Nel documento ratificato ieri in seduta plenaria si legge infatti che «l’indagine tenderebbe a dimostrare che diversi vantaggi specifici sarebbero stati proposti, accettati e persino richiesti dall’onorevole Alessandra Moretti». Inoltre, «secondo le informazioni fornite dal procuratore federale belga, presso i coimputati e altri indagati oggetto di indagine giudiziaria sarebbero stati raccolti diversi tipi di prove concernenti una serie di vantaggi specifici che Alessandra Moretti ha cercato e/o ottenuto; che tali prove sarebbero corroborate dai molteplici accertamenti effettuati dai servizi di polizia». «In cambio di tali vantaggi specifici», prosegue il documento, l’eurodeputata «avrebbe partecipato a eventi o incontri in cui avrebbe parlato a favore del Qatar dopo aver presumibilmente non solo ricevuto passivamente istruzioni, ma anche attivamente chiesto consigli su quali azioni intraprendere e cosa dire nei suoi interventi, dove e quando; che avrebbe contattato proattivamente anche altri deputati, offrendosi di sostituirli durante determinate votazioni relative al Qatar».

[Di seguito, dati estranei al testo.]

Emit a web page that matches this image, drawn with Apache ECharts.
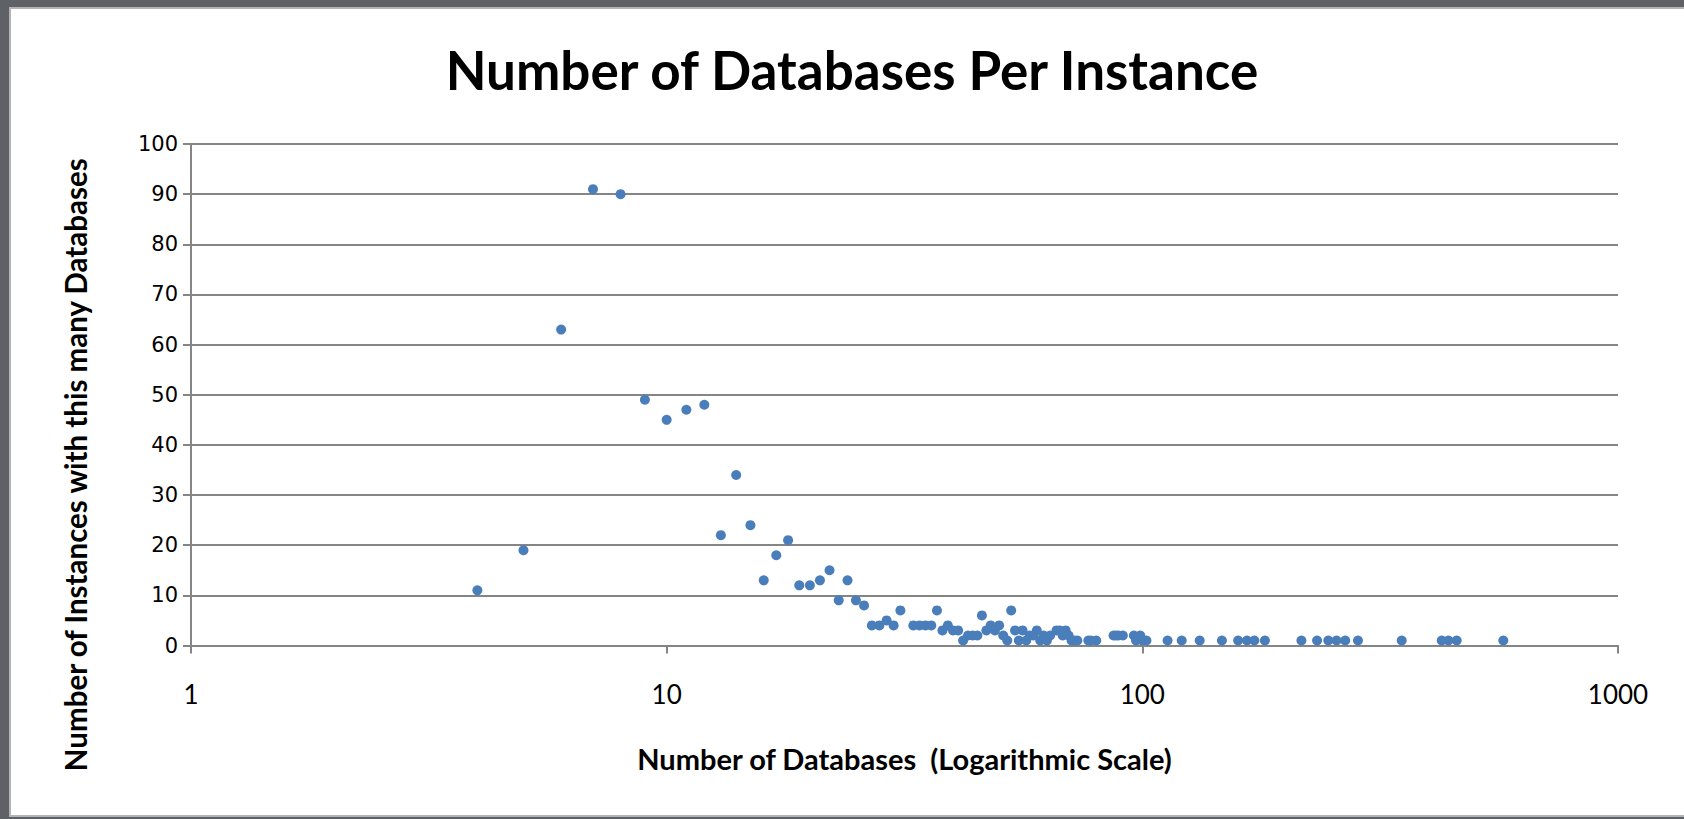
<!DOCTYPE html>
<html>
<head>
<meta charset="utf-8">
<script src="https://cdn.jsdelivr.net/npm/echarts@6/dist/echarts.min.js"></script>
<style>
  html, body { margin: 0; padding: 0; width: 1684px; height: 819px; overflow: hidden; background: #5e6166; }
  #frame { position: absolute; left: 9px; top: 7px; width: 1690px; height: 806px; background: #ffffff; border: 2px solid #b4b4b4; }
  #chart { position: absolute; left: 0; top: 0; width: 1684px; height: 819px; }
</style>
</head>
<body>
<div id="frame"></div>
<div id="chart"></div>
<script>
const chartTitle = 'Number of Databases Per Instance';
const xAxisTitle = 'Number of Databases  (Logarithmic Scale)';
const yAxisTitle = 'Number of Instances with this many Databases';

// Number of databases on an instance (x) and how many instances have that many (y)
const databaseCounts = [
  4, 5, 6, 7, 8, 9, 10, 11, 12, 13, 14, 15, 16, 17, 18, 19, 20, 21, 22, 23, 24, 25, 26,
  27, 28, 29, 30, 31, 33, 34, 35, 36, 37, 38, 39, 40, 41, 42, 43, 44, 45, 46, 47, 48, 49,
  50, 51, 52, 53, 54, 55, 56, 57, 58, 59, 60, 61, 62, 63, 64, 66, 67, 68, 69, 70, 71, 72,
  73, 77, 78, 80, 87, 88, 89, 91, 96, 97, 99, 100, 102, 113, 121, 132, 147, 159, 166, 172,
  181, 216, 233, 246, 256, 267, 284, 351, 426, 440, 458, 574
];
const instanceCounts = [
  11, 19, 63, 91, 90, 49, 45, 47, 48, 22, 34, 24, 13, 18, 21, 12, 12, 13, 15, 9, 13, 9, 8,
  4, 4, 5, 4, 7, 4, 4, 4, 4, 7, 3, 4, 3, 3, 1, 2, 2, 2, 6, 3, 4, 3,
  4, 2, 1, 7, 3, 1, 3, 1, 2, 2, 3, 1, 2, 1, 2, 3, 3, 2, 3, 2, 1, 1,
  1, 1, 1, 1, 2, 2, 2, 2, 2, 1, 2, 1, 1, 1, 1, 1, 1, 1, 1, 1,
  1, 1, 1, 1, 1, 1, 1, 1, 1, 1, 1, 1
];
const xTickLabels = ['1', '10', '100', '1000'];
const yTickLabels = ['0', '10', '20', '30', '40', '50', '60', '70', '80', '90', '100'];

const points = databaseCounts.map((x, i) => [x, instanceCounts[i]]);

const chart = echarts.init(document.getElementById('chart'), null, { renderer: 'svg' });
const gridColor = '#858585';

chart.setOption({
  backgroundColor: 'transparent',
  animation: false,
  title: {
    text: chartTitle,
    left: 847,
    textAlign: 'center',
    top: 38,
    textStyle: { fontFamily: 'Lato', fontWeight: 'bold', fontSize: 53, color: '#000000' }
  },
  grid: { left: 191, right: 66, top: 144, bottom: 173.5, containLabel: false },
  xAxis: {
    type: 'log',
    logBase: 10,
    min: 1,
    max: 1000,
    name: xAxisTitle,
    nameLocation: 'middle',
    nameGap: 98,
    nameTextStyle: { fontFamily: 'Lato', fontWeight: 'bold', fontSize: 29, color: '#000000' },
    axisLine: { show: true, lineStyle: { color: gridColor, width: 2 } },
    axisTick: { show: true, inside: false, length: 8, lineStyle: { color: gridColor, width: 2 } },
    minorTick: { show: false },
    splitLine: { show: false },
    axisLabel: {
      margin: 35,
      fontFamily: 'Lato',
      fontSize: 26,
      color: '#000000',
      formatter: function (v) {
        const idx = Math.round(Math.log10(v));
        return xTickLabels[idx] !== undefined ? xTickLabels[idx] : '';
      }
    }
  },
  yAxis: {
    type: 'value',
    min: 0,
    max: 100,
    interval: 10,
    name: yAxisTitle,
    nameLocation: 'middle',
    nameGap: 101,
    nameRotate: 90,
    nameTextStyle: { fontFamily: 'Lato', fontWeight: 'bold', fontSize: 29.5, color: '#000000', padding: [0, 140, 0, 0] },
    axisLine: { show: true, lineStyle: { color: gridColor, width: 2 } },
    axisTick: { show: true, inside: false, length: 8, lineStyle: { color: gridColor, width: 2 } },
    splitLine: { show: true, lineStyle: { color: gridColor, width: 2 } },
    axisLabel: {
      margin: 13,
      fontFamily: 'DejaVu Sans',
      fontSize: 21,
      color: '#000000',
      formatter: function (v) {
        const idx = Math.round(v / 10);
        return yTickLabels[idx] !== undefined ? yTickLabels[idx] : '';
      }
    }
  },
  series: [{
    type: 'scatter',
    data: points,
    symbol: 'circle',
    symbolSize: 10,
    itemStyle: { color: '#4a7ebb', opacity: 1 }
  }]
});
</script>
</body>
</html>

La relazione sulla Gualmini, aveva invece toni ben diversi: «Secondo la richiesta, nel corso di tale indagine sarebbe emerso che Elisabetta Gualmini potrebbe essere stata coinvolta in atti di corruzione, in quanto avrebbe accettato che la presunta organizzazione criminale esercitasse la propria influenza per ottenere la carica di vicepresidente del suo gruppo politico nell’ottobre 2022 e, in cambio, avrebbe esercitato l’influenza derivante da tale carica all’interno del suo gruppo politico per assecondare gli interessi della presunta organizzazione criminale». Ma, si legge, «il processo di nomina di un vicepresidente del gruppo politico in questione si basa, di fatto, su una procedura dettagliata e consolidata che si conclude con una decisione adottata dalla plenaria del gruppo in modo aperto e trasparente». Inoltre, «il presunto leader dell’asserita organizzazione criminale non ricopriva alcuna carica in seno al Parlamento a partire dal 1º luglio 2019 e, inoltre, apparteneva a un partito politico nazionale diverso da quello di Elisabetta Gualmini, ma, secondo quanto insinuato nella richiesta senza alcuna spiegazione ulteriore, avrebbe esercitato un’ampia influenza sull’intero processo di nomina di un vicepresidente di tale gruppo politico».
Se il difensore della Gualmini, il professor Vittorio Manes, ha espresso «forti perplessità su un procedimento penale che mai avrebbe dovuto nascere, su basi così inconsistenti ed evanescenti», la Moretti ha reagito alla decisione della plenaria facendone una questione politica : «Sono amareggiata, come ho già avuto modo di dire, perché gli elementi su cui era basata la richiesta erano stati da me già smentiti su base documentale e continuo a sostenere che il voto non abbia guardato tanto agli effettivi contenuti della richiesta, ma sia stato condizionato da strategie e convenienze politico-elettorali». Parole che, alla luce dei numeri emersi dalla votazione di ieri, sembrano molto una stoccata agli alleati del M5s. Ma il caso delle due europarlamentari del Pd segna anche una spaccatura nella sinistra europea. La co-presidente del gruppo The Left al Parlamento europeo, Manon Aubry, in conferenza stampa alla plenaria di Strasburgo, rispondendo a una domanda sulla possibile revoca dell’immunità parlamentare alle due colleghe italiane ha dichiarato: «Se i deputati al Parlamento europeo non sono colpevoli, allora lasciamo che la giustizia faccia il suo lavoro. Non saranno dimostrati colpevoli con un sistema giudiziario adeguato». Aggiungendo poi una stoccata che richiama il caso dell’immunità garantita a Ilaria Salis: «Non credo che si possa paragonare il sistema giudiziario belga a quello ungherese, per esempio. Per quanto ne so, non ci sono state questioni di Stato di diritto per quanto riguarda il Belgio». La Aubry ha anche polemizzato con i colleghi, chiedendo riforme «etiche»: «Quello che vedo è che gli eurodeputati cercano di proteggersi a vicenda, ma non sono disposti a fare le riforme necessarie, a partire da un organismo etico indipendente che chiediamo da anni, e da un vero e proprio divieto di viaggi pagati da qualsiasi tipo di entità, che il nostro gruppo ha di norma».